Would you return the run of lines that starts at the one with "Recreate this image" and ends at the one with "ha='right', fontsize=11, color='#444444')", ends included, exactly as written and without the images?

::::::::

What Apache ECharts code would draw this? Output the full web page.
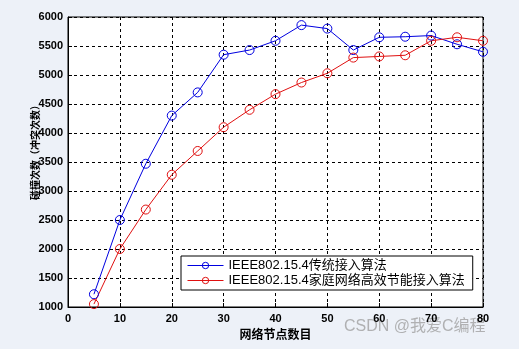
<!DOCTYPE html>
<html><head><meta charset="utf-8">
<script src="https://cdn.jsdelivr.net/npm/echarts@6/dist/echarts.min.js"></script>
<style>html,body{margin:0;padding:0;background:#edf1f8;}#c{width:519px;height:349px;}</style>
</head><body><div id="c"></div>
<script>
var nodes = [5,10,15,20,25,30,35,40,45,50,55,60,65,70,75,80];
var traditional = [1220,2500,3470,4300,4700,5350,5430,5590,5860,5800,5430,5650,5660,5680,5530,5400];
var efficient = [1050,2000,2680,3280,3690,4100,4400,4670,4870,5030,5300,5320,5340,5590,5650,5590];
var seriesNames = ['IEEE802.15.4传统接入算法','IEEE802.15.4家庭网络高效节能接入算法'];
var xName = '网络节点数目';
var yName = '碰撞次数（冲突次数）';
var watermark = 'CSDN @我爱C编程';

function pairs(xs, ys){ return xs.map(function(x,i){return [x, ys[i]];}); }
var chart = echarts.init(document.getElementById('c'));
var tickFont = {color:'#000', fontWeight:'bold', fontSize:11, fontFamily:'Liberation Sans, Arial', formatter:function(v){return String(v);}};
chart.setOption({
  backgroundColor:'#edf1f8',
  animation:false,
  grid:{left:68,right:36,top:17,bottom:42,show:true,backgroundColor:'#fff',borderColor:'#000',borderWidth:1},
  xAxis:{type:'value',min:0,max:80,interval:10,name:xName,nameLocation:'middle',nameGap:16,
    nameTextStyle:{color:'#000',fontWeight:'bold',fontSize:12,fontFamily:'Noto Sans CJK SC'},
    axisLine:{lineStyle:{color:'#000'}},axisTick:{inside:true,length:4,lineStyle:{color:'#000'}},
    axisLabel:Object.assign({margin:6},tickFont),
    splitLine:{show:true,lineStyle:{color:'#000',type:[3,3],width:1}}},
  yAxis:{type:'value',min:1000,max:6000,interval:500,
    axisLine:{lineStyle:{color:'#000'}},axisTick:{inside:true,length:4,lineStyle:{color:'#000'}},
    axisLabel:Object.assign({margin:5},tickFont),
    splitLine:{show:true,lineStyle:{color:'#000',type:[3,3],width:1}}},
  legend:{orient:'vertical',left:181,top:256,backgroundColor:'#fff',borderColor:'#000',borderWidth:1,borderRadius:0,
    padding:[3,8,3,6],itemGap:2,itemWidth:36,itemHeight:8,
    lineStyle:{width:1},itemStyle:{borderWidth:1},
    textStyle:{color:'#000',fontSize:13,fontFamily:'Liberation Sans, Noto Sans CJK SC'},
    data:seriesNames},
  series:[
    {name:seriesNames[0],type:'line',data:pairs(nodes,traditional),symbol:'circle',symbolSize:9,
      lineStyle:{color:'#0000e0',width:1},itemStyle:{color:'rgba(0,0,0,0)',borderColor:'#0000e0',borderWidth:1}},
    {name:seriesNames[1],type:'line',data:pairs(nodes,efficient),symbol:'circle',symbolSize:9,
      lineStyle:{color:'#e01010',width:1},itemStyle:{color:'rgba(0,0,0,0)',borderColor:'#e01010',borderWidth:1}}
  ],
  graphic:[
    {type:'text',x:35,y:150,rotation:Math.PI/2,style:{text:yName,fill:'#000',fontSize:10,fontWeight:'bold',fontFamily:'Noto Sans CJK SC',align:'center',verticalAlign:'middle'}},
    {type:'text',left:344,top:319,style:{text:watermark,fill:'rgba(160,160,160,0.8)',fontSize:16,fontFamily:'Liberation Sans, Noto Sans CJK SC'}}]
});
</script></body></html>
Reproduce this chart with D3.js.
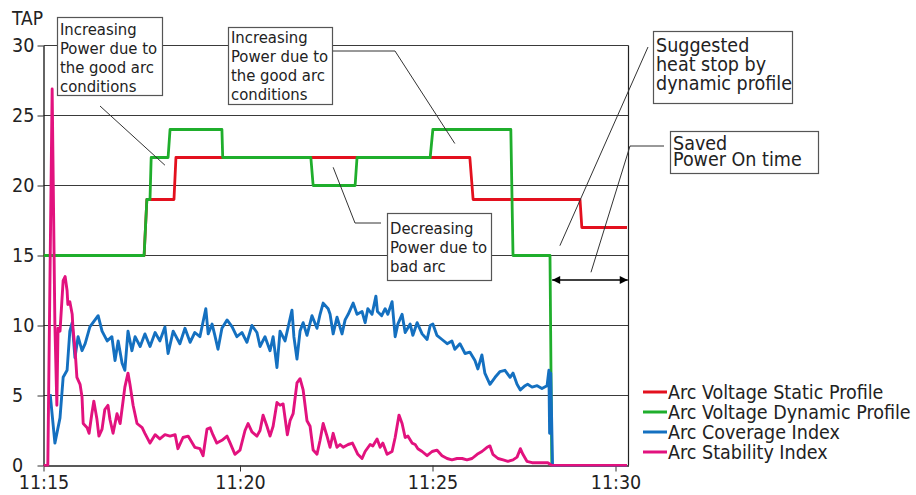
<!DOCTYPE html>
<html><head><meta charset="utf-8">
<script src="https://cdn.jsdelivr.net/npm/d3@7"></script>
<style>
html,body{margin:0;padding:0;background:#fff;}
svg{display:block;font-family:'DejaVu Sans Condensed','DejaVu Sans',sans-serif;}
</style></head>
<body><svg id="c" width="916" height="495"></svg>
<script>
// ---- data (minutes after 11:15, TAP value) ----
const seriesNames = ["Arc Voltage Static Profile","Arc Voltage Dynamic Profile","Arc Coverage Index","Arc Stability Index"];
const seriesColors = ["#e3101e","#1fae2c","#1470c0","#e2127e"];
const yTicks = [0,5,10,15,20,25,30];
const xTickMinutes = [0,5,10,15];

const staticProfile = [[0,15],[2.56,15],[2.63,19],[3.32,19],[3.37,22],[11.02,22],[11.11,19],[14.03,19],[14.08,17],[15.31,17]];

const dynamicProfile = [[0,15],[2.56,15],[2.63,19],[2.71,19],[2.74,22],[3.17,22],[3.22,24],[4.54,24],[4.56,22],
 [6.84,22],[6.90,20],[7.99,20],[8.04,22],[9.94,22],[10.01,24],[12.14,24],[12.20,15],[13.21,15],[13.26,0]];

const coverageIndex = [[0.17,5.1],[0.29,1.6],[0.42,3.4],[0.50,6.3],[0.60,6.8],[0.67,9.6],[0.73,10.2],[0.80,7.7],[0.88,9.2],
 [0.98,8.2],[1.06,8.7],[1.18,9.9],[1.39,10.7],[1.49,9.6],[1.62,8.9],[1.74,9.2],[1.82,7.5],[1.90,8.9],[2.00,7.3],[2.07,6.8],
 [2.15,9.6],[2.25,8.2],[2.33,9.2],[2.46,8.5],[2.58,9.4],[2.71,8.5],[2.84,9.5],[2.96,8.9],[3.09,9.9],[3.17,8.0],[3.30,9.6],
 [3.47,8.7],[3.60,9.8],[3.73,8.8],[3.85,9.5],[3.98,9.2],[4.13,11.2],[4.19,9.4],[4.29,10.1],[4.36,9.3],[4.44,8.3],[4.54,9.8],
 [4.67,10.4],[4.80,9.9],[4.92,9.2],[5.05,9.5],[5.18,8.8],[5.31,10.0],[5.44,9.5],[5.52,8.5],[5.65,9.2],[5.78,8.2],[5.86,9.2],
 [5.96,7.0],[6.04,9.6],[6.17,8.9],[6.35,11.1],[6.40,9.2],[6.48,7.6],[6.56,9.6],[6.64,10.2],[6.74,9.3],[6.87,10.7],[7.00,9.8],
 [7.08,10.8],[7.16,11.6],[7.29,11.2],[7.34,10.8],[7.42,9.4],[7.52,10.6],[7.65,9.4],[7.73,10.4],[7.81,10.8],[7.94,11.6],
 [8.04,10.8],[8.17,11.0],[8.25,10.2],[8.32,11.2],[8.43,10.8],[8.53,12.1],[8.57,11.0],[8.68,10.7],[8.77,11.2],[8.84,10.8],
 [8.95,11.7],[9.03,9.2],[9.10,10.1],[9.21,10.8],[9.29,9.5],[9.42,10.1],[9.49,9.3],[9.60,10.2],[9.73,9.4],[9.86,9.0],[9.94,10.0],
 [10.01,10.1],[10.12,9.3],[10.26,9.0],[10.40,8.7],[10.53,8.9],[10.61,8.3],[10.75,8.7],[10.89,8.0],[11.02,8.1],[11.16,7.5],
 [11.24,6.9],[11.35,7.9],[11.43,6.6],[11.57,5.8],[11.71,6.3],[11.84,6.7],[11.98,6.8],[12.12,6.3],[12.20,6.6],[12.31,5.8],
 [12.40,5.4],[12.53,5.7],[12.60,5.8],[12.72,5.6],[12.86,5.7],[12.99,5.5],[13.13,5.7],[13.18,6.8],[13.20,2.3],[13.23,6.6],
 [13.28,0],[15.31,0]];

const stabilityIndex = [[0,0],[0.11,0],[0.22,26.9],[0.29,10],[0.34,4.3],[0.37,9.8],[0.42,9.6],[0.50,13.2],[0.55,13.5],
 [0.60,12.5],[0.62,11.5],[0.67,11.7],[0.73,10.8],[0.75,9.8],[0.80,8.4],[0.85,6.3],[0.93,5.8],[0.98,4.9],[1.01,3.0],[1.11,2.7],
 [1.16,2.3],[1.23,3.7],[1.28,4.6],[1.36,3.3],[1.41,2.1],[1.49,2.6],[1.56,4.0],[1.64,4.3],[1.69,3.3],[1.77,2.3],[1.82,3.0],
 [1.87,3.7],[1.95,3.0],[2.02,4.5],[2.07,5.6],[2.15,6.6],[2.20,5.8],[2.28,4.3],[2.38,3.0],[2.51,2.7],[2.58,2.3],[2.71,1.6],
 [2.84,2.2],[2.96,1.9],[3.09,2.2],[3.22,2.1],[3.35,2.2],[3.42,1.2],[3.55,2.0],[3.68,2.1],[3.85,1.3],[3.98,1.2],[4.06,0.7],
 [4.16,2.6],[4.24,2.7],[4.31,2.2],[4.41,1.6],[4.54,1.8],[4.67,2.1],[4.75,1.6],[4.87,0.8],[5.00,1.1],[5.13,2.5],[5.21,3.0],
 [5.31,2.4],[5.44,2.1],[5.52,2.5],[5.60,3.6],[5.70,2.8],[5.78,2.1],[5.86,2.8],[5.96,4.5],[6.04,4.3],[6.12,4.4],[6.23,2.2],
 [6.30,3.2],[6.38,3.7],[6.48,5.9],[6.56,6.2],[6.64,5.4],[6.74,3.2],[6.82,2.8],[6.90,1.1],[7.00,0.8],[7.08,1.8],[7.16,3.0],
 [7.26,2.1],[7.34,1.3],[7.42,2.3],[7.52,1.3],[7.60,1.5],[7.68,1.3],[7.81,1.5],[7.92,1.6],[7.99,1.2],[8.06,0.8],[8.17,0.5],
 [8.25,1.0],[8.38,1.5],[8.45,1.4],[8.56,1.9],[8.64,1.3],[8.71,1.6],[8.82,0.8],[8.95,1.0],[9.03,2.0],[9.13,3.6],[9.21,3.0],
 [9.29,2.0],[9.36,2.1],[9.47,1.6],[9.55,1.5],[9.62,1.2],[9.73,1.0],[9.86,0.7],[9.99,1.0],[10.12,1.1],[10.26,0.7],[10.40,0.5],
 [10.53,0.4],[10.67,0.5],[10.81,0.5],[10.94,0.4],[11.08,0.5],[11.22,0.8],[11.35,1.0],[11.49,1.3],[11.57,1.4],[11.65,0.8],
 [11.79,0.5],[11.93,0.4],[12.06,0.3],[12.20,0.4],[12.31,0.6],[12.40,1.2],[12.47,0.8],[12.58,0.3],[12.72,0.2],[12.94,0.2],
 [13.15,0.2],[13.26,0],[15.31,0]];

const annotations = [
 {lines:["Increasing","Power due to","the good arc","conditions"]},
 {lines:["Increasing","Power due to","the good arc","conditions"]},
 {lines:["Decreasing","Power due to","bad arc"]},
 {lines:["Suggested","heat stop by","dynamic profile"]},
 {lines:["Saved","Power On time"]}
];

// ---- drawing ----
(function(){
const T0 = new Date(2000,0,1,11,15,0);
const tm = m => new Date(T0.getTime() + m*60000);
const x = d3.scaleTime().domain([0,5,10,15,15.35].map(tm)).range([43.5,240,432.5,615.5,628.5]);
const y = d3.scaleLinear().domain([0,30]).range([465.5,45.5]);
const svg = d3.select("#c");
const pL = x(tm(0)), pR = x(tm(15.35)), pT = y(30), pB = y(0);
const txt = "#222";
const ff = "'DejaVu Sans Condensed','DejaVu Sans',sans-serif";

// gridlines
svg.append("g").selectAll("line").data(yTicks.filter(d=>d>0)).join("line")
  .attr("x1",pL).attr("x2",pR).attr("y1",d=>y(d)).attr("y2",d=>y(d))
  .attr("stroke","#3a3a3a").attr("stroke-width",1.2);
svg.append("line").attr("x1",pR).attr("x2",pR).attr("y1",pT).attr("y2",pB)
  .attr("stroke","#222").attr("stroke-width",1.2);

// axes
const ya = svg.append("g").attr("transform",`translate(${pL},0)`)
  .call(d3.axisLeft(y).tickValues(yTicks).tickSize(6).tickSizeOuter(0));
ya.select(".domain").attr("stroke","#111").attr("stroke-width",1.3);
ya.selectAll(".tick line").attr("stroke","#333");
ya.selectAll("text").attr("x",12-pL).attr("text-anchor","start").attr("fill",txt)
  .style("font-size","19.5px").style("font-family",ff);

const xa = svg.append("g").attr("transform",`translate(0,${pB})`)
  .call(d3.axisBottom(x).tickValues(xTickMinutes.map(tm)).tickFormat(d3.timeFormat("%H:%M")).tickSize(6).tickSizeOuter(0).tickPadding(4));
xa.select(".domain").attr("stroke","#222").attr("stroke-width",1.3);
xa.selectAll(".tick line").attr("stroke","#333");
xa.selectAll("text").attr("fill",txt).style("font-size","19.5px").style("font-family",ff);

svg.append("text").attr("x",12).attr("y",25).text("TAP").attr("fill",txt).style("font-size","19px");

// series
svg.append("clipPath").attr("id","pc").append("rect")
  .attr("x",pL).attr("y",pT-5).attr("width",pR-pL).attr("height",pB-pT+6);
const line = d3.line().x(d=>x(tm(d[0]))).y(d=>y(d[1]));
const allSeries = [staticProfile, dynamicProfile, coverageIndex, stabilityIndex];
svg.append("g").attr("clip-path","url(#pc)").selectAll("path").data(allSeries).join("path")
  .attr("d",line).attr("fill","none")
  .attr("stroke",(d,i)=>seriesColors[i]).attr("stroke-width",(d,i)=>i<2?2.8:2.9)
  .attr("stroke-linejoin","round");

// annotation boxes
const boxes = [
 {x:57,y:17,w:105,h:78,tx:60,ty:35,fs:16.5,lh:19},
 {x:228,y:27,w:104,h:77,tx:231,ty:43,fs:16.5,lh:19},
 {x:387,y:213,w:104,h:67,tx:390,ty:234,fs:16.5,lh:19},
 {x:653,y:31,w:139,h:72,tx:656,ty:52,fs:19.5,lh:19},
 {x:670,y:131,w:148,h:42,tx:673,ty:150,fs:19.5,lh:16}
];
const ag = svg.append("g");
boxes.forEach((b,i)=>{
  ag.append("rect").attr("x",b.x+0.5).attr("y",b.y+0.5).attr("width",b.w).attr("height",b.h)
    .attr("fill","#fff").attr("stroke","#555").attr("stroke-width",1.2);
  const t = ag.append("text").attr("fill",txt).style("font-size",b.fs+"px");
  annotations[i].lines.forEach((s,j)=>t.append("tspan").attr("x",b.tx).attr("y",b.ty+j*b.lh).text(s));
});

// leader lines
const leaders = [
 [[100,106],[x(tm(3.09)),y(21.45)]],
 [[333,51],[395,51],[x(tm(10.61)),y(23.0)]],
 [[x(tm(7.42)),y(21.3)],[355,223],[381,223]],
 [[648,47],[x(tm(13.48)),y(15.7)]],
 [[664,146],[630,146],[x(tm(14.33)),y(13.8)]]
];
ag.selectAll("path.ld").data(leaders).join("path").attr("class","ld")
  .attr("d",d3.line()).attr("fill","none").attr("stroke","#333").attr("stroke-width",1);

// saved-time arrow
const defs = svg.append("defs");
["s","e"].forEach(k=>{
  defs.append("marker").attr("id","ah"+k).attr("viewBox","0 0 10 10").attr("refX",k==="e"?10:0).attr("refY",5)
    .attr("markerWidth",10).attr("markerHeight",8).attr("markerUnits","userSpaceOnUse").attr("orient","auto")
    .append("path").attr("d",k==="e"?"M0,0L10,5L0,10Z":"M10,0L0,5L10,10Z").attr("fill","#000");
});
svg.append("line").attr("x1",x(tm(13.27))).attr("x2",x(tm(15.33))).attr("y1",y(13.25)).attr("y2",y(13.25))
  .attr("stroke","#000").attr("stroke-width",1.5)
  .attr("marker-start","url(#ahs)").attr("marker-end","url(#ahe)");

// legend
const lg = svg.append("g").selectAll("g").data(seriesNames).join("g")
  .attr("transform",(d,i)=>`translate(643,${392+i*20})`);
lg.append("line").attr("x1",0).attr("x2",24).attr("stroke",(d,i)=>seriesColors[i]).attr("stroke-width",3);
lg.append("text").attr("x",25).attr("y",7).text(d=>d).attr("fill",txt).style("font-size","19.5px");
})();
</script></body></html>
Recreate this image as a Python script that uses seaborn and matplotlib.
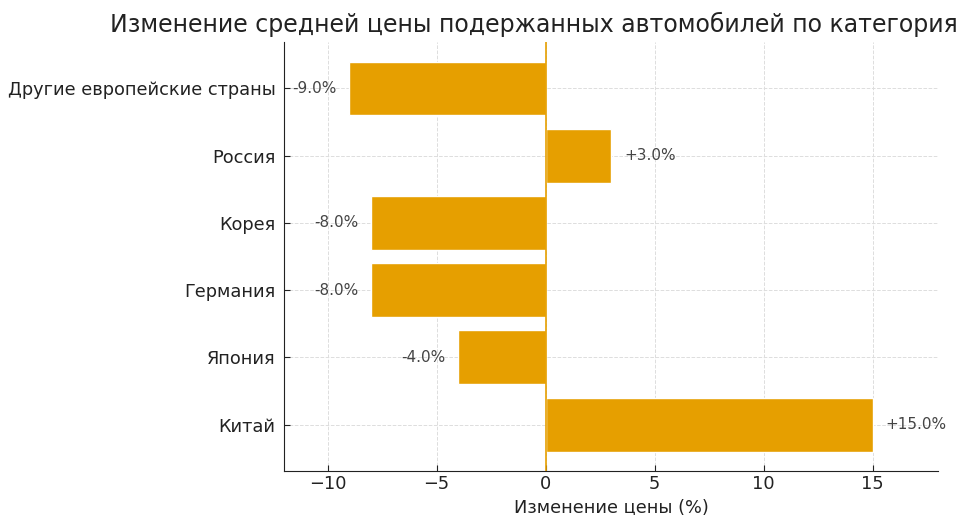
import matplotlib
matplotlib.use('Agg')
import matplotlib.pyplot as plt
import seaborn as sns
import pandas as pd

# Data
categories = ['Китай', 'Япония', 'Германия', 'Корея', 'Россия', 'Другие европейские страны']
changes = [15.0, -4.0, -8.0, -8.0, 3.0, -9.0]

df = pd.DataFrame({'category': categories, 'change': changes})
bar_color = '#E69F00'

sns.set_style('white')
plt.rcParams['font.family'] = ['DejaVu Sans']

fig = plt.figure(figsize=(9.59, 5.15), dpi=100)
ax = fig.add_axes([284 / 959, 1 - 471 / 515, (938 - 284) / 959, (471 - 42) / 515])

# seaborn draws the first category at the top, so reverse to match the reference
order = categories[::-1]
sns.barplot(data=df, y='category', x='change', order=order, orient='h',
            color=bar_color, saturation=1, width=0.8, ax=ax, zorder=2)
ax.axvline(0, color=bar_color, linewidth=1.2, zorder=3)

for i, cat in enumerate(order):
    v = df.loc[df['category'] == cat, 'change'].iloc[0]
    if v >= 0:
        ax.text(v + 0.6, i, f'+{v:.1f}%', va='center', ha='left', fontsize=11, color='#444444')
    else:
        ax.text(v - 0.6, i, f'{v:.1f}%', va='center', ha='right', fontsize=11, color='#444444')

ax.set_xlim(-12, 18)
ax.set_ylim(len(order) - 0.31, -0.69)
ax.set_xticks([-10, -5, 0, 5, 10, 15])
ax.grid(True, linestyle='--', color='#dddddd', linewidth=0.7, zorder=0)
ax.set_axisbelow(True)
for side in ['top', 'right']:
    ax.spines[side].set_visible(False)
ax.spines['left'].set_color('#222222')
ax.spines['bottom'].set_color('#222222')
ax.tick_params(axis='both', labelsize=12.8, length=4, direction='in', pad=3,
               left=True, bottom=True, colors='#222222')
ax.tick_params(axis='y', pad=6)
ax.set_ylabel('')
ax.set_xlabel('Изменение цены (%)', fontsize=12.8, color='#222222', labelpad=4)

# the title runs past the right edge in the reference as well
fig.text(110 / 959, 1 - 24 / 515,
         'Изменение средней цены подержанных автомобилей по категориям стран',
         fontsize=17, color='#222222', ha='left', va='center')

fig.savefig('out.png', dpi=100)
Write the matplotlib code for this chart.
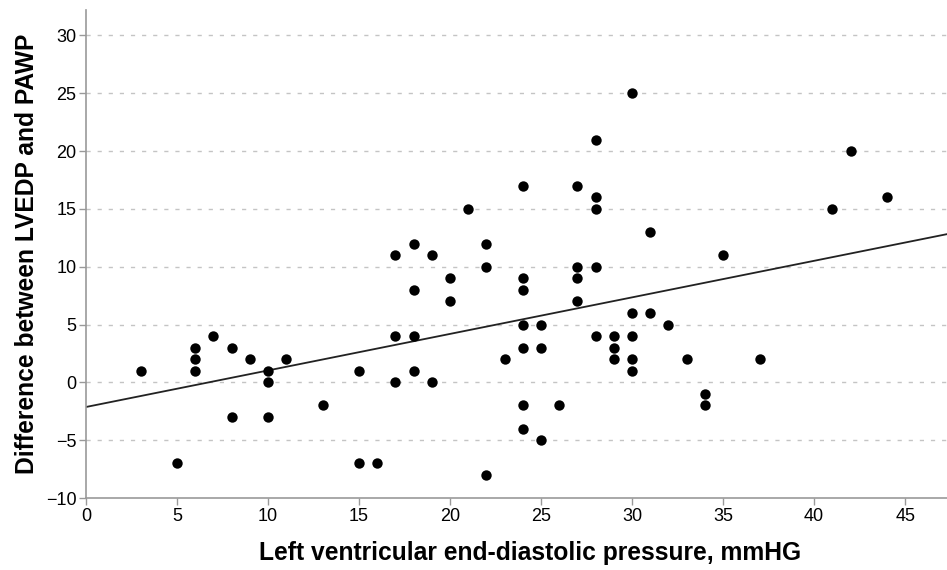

::::::::

Output of the exercise -
Recreate this image as a Python script that uses seaborn and matplotlib.
import matplotlib
matplotlib.use('Agg')
import matplotlib.pyplot as plt
import seaborn as sns
import pandas as pd

# Data
categories = ['Китай', 'Япония', 'Германия', 'Корея', 'Россия', 'Другие европейские страны']
changes = [15.0, -4.0, -8.0, -8.0, 3.0, -9.0]

df = pd.DataFrame({'category': categories, 'change': changes})
bar_color = '#E69F00'

sns.set_style('white')
plt.rcParams['font.family'] = ['DejaVu Sans']

fig = plt.figure(figsize=(9.59, 5.15), dpi=100)
ax = fig.add_axes([284 / 959, 1 - 471 / 515, (938 - 284) / 959, (471 - 42) / 515])

# seaborn draws the first category at the top, so reverse to match the reference
order = categories[::-1]
sns.barplot(data=df, y='category', x='change', order=order, orient='h',
            color=bar_color, saturation=1, width=0.8, ax=ax, zorder=2)
ax.axvline(0, color=bar_color, linewidth=1.2, zorder=3)

for i, cat in enumerate(order):
    v = df.loc[df['category'] == cat, 'change'].iloc[0]
    if v >= 0:
        ax.text(v + 0.6, i, f'+{v:.1f}%', va='center', ha='left', fontsize=11, color='#444444')
    else:
        ax.text(v - 0.6, i, f'{v:.1f}%', va='center', ha='right', fontsize=11, color='#444444')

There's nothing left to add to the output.